I approach walking in a performative sense and prepare as a dancer might for a show subsequently entering within the physical boundaries of the walk much as if I step onto a stage. The walking itself is not particularly animated or acted, but rather resonates with its intention to be open and prepared to embrace what is experienced.This allows for interactions during the walk and, when not within the frame of “Walking Hours,” conversations with people who might be interested.

 

For Myung, The eclipse reveals itself briefly through gray cloud cover, a silver smile in the sky on a sea that is a brown hushed whisper instead of its roaring self.

 

Some outcomes were more tangible. I created some sketch-like sculptural works with encountered objects that intrigued me and which I would take home. A little like an abstract memory, a collection infused with the intention of the journey. I also found pleasure in creating what I called “choreographic maps for the mental space between Scheveningen and Katwijk.” these were essentially drawings based on a specific day of walking accompanied by a poetic textual impression.

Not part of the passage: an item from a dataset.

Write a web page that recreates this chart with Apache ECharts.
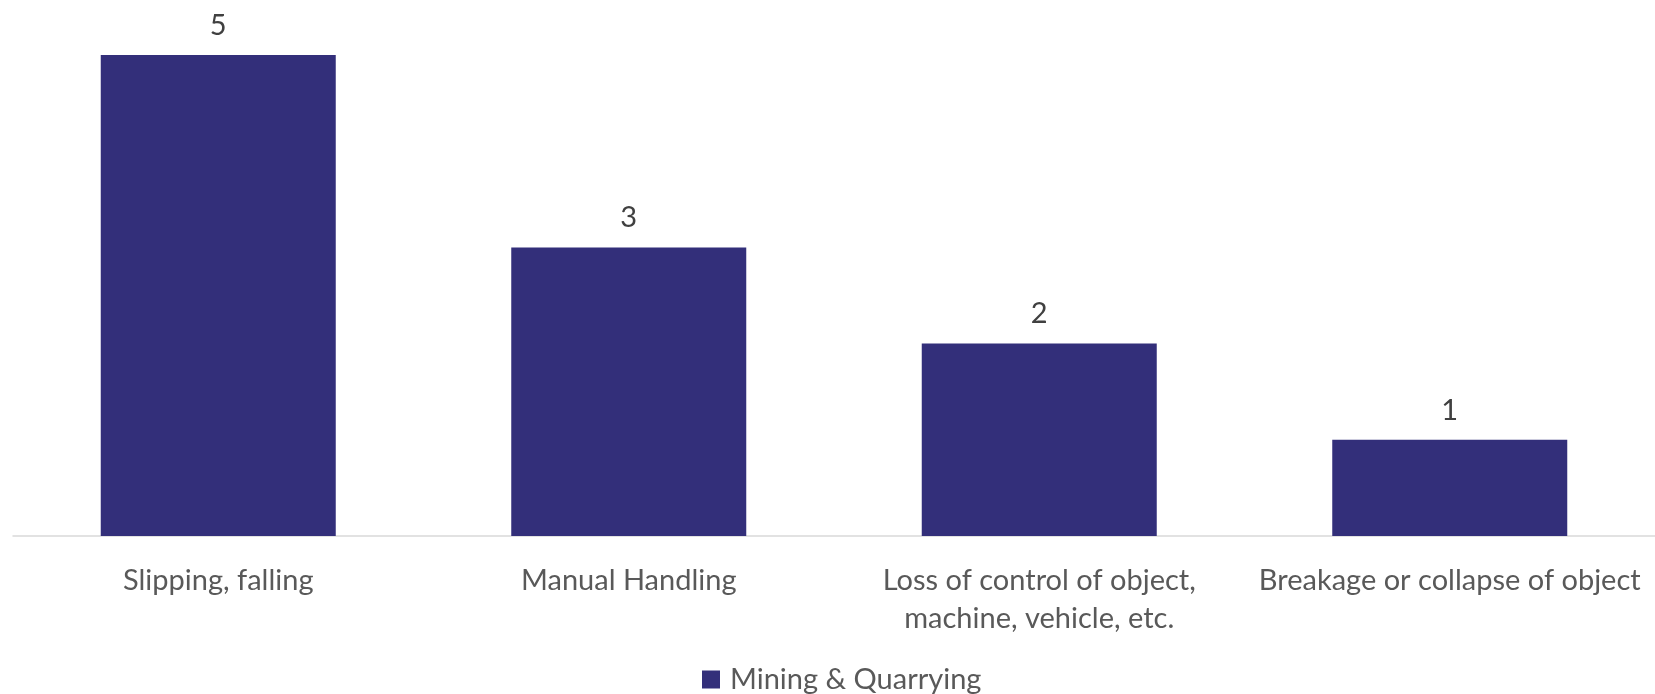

I though a mental map was apt as the physical route was so obviously straightforward yet allowed for more intangible wanderings of the mind. The maps were sent from Katwijk to individuals who lived in The Hague and with whom I had had a conversation about “Walking Hours.” It was a post- card reminder of our conversation and perhaps a catalyst for further exploration of the elements of the work. But like with the sculptures, it also gave me an opportunity to create a more tangible representation of the walking which by its nature is so ephemeral. It allowed me to develop a collection of drawings and at the same time scatter the collection in subversion to the conventional attitude of treating the art object with a near sacred reverence. I folded the drawing and it was imprinted with a postal stamp that penetrated the paper before being sent negligently by mail. One drawing never arrived.

I like to think the postman thought the drawing so nice he kept it for himself and now spends his weekends mentally wandering the contours of the map wishing for more walking hours rather than working hours.